## PROBLEM DETAILS
Below is a listing; print exactly its lines from the one containing "What Apache ECharts" down to the one containing "const X_MIN = -2.5, Y_MIN = 219.8;", both inclusive, with every picture left out.

## DATASET RECORDS
===

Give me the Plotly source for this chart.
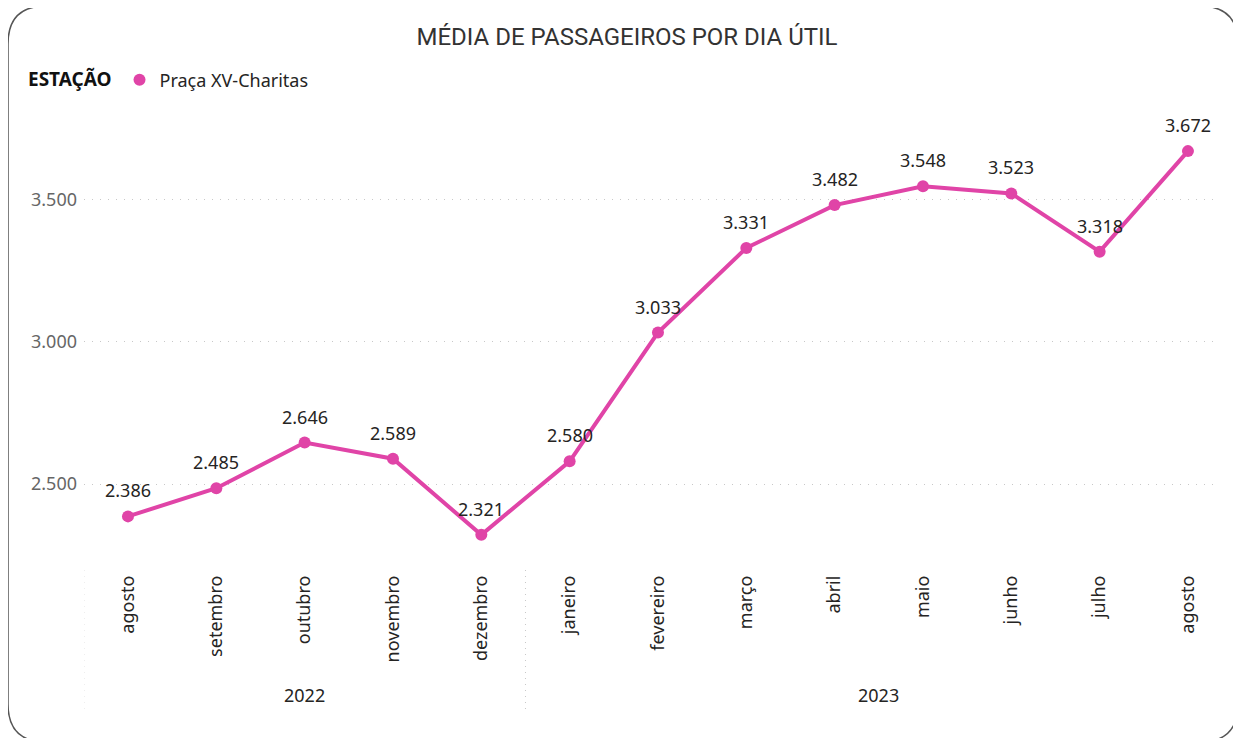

===

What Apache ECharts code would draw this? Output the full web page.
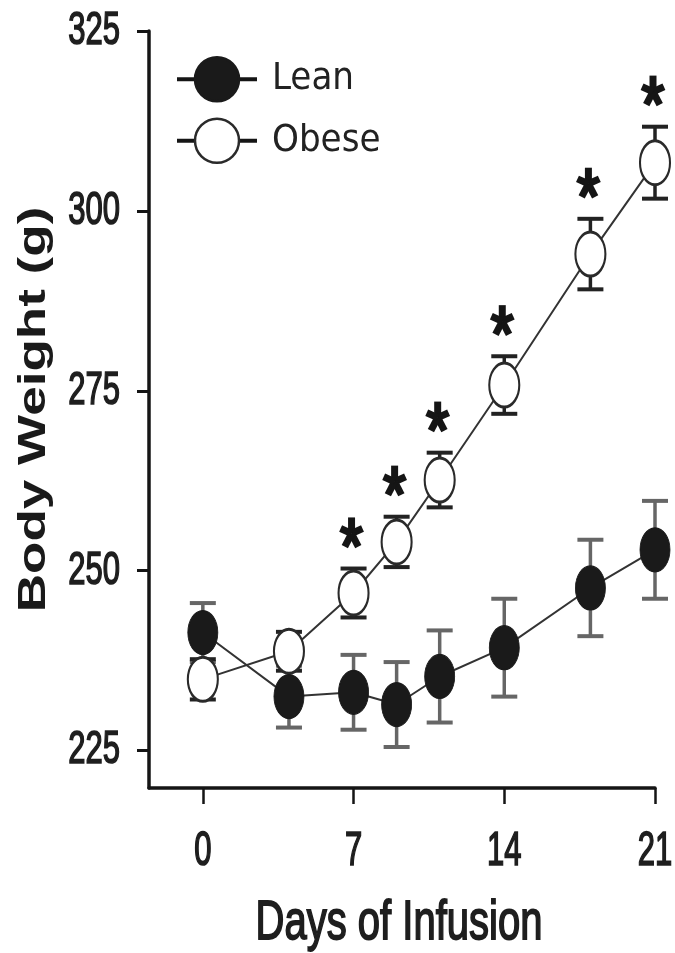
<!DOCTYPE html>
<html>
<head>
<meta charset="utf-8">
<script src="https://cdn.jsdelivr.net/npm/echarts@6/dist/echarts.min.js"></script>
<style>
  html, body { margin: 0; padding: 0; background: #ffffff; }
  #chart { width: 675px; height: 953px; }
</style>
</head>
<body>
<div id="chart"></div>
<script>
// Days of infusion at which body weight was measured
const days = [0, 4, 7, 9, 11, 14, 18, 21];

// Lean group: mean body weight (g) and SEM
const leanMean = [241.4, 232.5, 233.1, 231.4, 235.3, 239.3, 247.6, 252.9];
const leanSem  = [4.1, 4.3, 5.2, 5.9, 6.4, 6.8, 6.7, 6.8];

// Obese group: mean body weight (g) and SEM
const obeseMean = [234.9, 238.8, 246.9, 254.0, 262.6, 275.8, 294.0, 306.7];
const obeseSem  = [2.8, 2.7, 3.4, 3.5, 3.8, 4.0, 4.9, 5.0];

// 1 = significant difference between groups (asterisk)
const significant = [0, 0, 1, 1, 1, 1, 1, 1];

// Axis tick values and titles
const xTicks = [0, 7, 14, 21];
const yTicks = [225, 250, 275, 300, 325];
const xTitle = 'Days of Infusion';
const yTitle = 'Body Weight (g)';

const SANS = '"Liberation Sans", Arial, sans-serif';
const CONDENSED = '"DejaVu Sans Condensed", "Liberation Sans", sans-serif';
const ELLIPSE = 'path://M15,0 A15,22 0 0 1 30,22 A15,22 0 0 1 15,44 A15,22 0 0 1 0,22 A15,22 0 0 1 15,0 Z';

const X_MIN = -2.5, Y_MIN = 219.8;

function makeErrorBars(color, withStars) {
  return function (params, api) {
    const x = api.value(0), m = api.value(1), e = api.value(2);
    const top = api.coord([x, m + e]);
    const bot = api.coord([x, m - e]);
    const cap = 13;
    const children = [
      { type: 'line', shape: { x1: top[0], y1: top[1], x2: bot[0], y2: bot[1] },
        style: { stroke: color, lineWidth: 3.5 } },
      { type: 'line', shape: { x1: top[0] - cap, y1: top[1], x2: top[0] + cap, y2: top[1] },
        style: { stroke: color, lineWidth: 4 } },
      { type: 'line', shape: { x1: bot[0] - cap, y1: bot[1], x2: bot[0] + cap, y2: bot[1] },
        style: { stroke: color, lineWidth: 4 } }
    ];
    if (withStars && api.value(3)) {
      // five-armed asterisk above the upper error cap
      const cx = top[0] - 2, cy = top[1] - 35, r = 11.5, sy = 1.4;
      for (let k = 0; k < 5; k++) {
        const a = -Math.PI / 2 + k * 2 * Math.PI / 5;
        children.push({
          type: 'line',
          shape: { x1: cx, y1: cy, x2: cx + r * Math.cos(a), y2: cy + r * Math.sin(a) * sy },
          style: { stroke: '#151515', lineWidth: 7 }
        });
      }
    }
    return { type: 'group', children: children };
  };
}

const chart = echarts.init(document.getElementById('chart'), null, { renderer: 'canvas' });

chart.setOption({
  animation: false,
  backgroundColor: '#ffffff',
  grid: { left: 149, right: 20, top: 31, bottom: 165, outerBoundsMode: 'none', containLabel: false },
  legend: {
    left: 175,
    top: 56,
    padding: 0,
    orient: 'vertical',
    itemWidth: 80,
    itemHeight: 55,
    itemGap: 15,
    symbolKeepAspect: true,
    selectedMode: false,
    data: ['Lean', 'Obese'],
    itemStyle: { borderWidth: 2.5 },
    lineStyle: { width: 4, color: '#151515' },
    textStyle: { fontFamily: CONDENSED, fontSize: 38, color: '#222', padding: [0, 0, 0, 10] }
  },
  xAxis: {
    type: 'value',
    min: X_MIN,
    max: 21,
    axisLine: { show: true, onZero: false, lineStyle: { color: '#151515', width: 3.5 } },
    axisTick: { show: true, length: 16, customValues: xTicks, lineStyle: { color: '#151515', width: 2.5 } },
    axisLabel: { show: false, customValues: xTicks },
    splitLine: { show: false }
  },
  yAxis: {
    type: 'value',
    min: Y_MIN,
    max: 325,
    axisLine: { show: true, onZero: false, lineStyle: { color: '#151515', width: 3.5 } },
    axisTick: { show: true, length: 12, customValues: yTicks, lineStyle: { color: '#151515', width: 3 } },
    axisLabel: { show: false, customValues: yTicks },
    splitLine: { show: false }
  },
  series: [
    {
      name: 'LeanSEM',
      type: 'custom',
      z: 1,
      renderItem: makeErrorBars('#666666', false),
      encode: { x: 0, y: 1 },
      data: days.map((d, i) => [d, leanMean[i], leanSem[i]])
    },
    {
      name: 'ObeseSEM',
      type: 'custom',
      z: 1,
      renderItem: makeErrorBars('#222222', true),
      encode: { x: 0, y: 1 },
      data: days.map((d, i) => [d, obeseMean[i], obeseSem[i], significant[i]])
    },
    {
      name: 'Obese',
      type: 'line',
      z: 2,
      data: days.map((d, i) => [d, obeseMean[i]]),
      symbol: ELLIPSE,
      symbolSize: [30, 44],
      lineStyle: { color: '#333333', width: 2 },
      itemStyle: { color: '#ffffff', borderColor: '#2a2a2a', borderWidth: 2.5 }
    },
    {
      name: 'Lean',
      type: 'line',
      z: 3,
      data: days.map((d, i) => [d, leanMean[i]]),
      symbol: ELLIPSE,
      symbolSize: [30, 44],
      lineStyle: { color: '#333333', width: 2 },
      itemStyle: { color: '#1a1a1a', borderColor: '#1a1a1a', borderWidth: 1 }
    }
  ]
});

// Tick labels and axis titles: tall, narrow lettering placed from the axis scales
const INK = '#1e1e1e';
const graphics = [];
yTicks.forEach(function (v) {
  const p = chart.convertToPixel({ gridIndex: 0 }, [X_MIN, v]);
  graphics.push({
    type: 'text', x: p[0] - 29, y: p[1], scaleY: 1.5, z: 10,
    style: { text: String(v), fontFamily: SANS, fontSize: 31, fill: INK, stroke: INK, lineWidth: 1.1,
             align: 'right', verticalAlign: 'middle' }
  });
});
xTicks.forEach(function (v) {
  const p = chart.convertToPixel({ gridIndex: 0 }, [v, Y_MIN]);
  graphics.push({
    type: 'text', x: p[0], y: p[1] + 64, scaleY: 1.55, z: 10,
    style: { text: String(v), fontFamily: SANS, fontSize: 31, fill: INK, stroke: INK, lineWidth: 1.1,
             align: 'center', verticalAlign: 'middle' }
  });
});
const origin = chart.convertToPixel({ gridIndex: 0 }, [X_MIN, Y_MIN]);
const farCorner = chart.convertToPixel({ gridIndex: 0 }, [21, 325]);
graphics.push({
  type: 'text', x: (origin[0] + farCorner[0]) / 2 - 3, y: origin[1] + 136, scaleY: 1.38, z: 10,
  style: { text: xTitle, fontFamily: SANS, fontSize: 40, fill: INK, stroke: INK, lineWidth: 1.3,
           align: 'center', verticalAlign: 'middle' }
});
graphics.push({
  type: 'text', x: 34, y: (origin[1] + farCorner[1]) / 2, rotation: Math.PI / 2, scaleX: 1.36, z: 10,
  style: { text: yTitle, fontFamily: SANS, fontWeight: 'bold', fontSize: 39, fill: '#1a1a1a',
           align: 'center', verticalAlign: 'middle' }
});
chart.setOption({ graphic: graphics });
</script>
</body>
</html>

===

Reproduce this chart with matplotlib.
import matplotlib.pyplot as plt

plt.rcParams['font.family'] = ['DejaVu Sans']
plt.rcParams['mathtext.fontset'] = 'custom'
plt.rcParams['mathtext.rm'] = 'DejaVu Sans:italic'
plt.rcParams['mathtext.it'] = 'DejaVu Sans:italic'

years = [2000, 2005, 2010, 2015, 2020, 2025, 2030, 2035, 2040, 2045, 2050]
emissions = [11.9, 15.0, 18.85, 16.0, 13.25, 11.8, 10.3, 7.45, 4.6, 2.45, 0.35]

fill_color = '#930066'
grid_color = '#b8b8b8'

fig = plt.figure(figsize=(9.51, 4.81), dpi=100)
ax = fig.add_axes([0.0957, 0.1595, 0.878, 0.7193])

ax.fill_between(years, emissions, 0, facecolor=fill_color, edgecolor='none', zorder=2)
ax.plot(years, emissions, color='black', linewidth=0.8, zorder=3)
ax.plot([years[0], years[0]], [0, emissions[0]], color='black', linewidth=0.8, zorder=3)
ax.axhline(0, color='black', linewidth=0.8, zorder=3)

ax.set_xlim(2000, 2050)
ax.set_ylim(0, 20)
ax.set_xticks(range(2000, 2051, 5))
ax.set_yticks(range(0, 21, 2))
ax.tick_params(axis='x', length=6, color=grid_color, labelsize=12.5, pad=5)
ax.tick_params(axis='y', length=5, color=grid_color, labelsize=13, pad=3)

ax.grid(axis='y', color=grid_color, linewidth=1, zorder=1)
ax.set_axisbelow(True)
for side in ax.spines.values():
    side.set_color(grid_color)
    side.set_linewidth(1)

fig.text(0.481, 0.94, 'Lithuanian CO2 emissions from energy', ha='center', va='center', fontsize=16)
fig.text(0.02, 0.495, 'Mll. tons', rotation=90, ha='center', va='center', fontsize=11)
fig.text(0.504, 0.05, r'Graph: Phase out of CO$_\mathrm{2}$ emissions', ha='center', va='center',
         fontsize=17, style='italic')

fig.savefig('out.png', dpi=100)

===

## RESPONSE FOR THIS EXERCISE
What Apache ECharts code would draw this? Output the full web page.
<!DOCTYPE html>
<html>
<head>
<meta charset="utf-8">
<script src="https://cdn.jsdelivr.net/npm/echarts@6/dist/echarts.min.js"></script>
<style>
  html, body { margin: 0; padding: 0; background: #ffffff; }
  #chart { width: 675px; height: 953px; }
</style>
</head>
<body>
<div id="chart"></div>
<script>
// Days of infusion at which body weight was measured
const days = [0, 4, 7, 9, 11, 14, 18, 21];

// Lean group: mean body weight (g) and SEM
const leanMean = [241.4, 232.5, 233.1, 231.4, 235.3, 239.3, 247.6, 252.9];
const leanSem  = [4.1, 4.3, 5.2, 5.9, 6.4, 6.8, 6.7, 6.8];

// Obese group: mean body weight (g) and SEM
const obeseMean = [234.9, 238.8, 246.9, 254.0, 262.6, 275.8, 294.0, 306.7];
const obeseSem  = [2.8, 2.7, 3.4, 3.5, 3.8, 4.0, 4.9, 5.0];

// 1 = significant difference between groups (asterisk)
const significant = [0, 0, 1, 1, 1, 1, 1, 1];

// Axis tick values and titles
const xTicks = [0, 7, 14, 21];
const yTicks = [225, 250, 275, 300, 325];
const xTitle = 'Days of Infusion';
const yTitle = 'Body Weight (g)';

const SANS = '"Liberation Sans", Arial, sans-serif';
const CONDENSED = '"DejaVu Sans Condensed", "Liberation Sans", sans-serif';
const ELLIPSE = 'path://M15,0 A15,22 0 0 1 30,22 A15,22 0 0 1 15,44 A15,22 0 0 1 0,22 A15,22 0 0 1 15,0 Z';

const X_MIN = -2.5, Y_MIN = 219.8;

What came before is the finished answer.